In a letter to Elizabeth Healy, Wells said that the purpose of Anticipations was "to undermine and destroy the monarch, monogamy, faith in God & respectability—& the British Empire, all under the guise of a speculation about motor cars & electric heating."

==Reception==
In the words of a biographer, Anticipations "took England by storm," making Wells "almost famous in fact." Vigorously promoted, the book and its views were widely discussed. "Every significant thinker [in Great Britain] apparently read and thought about the book," according to an academic biographer.

The publication of Anticipations led to Wells's friendship with E. Ray Lancaster, the director of the Museum of Natural History. The book was appreciated by Sidney and Beatrice Webb, who introduced Wells to Graham Wallas. William James predicted that Anticipations would influence British youth, but thought that Wells did not allow sufficiently for "human nature."

Wells's Anticipations, together with his next production, The Discovery of the Future, established him as "a great man," according to one biographer, and as a result he was soon sought out by many leading figures of the day. "Bertie Wells had been transformed into H.G." He became a major literary figure as well as new socialist leader who was courted by the Fabians.

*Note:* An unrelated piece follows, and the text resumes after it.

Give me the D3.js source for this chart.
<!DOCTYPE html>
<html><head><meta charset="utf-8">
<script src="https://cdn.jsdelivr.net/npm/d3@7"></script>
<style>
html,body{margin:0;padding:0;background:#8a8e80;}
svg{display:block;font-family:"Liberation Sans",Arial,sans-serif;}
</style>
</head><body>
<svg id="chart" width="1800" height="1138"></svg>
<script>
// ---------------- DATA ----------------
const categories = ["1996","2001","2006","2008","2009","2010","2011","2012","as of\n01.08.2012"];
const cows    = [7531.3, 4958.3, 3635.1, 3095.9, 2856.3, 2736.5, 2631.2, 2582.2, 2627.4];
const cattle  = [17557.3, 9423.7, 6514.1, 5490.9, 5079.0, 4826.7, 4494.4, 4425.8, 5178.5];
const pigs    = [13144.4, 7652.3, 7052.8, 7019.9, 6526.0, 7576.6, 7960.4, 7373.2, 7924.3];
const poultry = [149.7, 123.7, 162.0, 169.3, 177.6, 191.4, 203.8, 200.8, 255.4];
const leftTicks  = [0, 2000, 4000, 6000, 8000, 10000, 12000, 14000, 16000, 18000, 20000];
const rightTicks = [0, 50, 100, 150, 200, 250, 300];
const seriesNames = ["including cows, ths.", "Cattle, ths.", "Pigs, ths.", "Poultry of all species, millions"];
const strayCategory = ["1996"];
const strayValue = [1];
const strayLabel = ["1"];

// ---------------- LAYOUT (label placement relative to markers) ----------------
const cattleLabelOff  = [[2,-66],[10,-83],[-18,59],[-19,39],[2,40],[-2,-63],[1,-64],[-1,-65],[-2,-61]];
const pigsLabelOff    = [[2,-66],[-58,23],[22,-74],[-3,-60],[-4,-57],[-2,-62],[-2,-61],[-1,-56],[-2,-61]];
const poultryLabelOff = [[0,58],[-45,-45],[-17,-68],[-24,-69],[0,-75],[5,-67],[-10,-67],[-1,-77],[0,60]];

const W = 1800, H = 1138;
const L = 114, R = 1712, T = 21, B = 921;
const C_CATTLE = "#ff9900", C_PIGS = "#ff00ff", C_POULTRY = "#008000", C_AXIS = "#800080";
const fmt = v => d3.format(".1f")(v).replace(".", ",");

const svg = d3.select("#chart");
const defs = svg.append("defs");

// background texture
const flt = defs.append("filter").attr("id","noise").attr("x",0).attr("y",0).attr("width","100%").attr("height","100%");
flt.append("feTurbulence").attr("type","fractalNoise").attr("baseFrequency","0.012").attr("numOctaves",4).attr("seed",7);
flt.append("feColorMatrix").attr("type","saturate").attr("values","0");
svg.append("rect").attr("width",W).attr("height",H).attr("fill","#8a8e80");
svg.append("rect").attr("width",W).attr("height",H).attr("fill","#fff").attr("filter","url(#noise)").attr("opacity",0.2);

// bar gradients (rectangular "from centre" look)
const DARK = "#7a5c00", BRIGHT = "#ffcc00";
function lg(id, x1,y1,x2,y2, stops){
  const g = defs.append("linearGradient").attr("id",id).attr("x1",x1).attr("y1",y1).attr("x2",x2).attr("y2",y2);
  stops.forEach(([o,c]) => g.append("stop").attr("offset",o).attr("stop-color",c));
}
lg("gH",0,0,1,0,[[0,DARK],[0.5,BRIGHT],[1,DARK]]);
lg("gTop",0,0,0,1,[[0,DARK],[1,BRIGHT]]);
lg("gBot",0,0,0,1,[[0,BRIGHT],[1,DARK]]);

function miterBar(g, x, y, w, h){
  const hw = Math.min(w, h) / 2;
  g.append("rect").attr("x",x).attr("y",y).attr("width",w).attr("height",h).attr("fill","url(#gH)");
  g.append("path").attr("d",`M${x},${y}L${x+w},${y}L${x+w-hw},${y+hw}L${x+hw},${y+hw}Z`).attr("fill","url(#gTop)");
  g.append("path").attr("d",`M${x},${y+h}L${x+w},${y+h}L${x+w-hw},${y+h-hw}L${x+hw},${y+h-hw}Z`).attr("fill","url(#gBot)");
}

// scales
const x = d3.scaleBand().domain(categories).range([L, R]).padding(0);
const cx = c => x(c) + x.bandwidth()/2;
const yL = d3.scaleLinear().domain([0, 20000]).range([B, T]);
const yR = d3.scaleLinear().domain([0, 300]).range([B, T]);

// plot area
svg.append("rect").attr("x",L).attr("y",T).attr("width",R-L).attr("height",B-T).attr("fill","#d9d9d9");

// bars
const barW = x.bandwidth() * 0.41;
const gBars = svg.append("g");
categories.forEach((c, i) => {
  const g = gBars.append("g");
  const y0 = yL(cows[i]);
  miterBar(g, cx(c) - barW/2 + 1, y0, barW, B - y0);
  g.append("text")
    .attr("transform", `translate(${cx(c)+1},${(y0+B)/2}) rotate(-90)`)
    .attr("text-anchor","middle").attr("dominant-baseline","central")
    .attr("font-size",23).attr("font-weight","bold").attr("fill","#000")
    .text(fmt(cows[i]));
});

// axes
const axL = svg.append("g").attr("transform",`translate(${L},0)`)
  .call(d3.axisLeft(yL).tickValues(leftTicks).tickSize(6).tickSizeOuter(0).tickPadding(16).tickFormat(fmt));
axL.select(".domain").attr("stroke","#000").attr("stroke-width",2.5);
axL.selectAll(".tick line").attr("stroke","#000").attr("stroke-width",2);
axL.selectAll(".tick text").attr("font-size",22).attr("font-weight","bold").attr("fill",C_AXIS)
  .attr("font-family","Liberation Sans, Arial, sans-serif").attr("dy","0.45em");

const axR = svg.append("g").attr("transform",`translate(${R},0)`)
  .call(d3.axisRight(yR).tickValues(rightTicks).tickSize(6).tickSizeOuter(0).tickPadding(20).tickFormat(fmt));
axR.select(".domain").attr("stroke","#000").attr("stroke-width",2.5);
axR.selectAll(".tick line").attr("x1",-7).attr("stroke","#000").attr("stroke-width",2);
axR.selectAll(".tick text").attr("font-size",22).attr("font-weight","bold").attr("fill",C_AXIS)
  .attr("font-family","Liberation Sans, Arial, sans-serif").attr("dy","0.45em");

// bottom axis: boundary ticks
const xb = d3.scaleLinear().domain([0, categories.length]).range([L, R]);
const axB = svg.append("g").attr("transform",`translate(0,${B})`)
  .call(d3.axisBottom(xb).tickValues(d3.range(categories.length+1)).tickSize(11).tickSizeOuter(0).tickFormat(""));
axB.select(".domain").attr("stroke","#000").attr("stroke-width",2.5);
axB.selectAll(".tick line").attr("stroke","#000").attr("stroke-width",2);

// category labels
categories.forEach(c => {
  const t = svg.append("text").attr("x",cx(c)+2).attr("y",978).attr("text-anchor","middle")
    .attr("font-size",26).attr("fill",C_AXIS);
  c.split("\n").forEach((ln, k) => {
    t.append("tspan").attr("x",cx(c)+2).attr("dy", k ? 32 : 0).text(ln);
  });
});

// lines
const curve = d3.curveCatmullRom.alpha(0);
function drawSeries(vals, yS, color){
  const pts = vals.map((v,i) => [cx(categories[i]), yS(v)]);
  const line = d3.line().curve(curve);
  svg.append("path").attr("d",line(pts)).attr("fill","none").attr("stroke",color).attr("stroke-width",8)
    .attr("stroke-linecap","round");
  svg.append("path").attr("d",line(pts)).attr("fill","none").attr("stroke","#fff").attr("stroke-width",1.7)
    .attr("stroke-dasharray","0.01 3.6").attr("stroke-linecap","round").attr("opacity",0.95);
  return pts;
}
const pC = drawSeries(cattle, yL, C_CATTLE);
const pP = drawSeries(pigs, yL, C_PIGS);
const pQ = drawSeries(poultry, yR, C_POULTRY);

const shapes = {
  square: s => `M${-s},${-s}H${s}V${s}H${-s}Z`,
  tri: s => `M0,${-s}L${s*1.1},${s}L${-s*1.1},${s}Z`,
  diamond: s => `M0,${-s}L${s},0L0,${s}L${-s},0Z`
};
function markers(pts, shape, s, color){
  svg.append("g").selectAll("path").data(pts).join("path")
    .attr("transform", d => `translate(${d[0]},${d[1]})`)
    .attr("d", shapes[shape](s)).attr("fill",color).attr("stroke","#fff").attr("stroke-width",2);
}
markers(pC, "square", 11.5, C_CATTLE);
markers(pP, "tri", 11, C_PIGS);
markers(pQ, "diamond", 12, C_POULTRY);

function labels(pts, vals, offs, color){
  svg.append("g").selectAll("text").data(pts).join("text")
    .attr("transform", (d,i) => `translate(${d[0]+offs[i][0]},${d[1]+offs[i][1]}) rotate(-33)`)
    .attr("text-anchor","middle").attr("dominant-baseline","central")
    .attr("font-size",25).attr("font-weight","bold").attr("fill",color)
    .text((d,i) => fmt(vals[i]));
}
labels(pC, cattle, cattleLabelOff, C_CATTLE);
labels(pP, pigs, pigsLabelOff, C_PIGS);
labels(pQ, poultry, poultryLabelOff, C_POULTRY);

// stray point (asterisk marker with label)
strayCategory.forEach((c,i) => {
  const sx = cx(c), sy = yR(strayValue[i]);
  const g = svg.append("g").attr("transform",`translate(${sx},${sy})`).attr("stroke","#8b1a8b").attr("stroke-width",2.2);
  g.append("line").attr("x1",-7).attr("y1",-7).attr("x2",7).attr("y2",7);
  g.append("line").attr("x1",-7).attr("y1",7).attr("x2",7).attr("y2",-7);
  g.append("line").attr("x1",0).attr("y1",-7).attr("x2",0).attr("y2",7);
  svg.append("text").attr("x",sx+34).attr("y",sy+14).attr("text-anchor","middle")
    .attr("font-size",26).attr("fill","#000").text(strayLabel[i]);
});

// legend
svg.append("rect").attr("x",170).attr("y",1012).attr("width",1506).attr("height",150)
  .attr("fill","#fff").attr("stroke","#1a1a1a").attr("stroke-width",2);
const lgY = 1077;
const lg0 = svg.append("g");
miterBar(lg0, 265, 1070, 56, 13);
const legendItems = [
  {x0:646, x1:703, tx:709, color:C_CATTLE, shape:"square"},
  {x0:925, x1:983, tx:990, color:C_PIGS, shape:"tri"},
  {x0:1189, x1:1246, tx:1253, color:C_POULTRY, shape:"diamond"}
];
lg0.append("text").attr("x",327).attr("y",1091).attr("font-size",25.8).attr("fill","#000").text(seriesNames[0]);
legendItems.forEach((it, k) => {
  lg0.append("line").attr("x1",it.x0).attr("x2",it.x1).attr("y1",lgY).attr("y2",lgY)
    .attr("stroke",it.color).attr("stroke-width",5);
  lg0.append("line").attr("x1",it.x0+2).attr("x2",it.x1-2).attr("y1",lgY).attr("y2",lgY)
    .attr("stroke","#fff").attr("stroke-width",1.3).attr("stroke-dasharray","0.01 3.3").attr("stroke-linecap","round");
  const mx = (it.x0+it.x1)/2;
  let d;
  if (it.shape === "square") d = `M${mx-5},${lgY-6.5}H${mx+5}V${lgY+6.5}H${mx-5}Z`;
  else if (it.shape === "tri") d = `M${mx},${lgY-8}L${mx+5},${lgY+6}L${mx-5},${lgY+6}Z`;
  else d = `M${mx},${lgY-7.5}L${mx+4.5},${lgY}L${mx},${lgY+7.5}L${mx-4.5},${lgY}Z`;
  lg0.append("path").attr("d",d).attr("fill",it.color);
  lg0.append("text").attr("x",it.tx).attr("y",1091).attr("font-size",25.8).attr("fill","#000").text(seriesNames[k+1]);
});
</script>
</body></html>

Later readers have recoiled at what Lovat Dickson in 1969 called the book's suggestion of "strong-armed fascism." W. Warren Wagar, discussing Anticipations advocacy of racism, eugenics and capital punishment, noted "To Wells' credit, he would soon abandon such thoughts, but they were all here in plain English in Anticipations and we have no power or licence to wish them away". A number of writers (e.g. Michael Coren and John Carey ) have made even stronger charges against Wells. But in fact Wells responded to criticism and was soon arguing against the negative eugenics advocated in Chapter 9, and he later became a leading advocate of human rights. Sherborne notes within two years of the publication of Anticipations: "Wells would be arguing against negative eugenics; within three defending black people against race prejudice; within four advocating the desirability of a multitracial society".

==Cultural impact==
The print magazine of the Young Fabians, the youth wing of the Fabian Society of which H.G.Wells was a member, is named after this.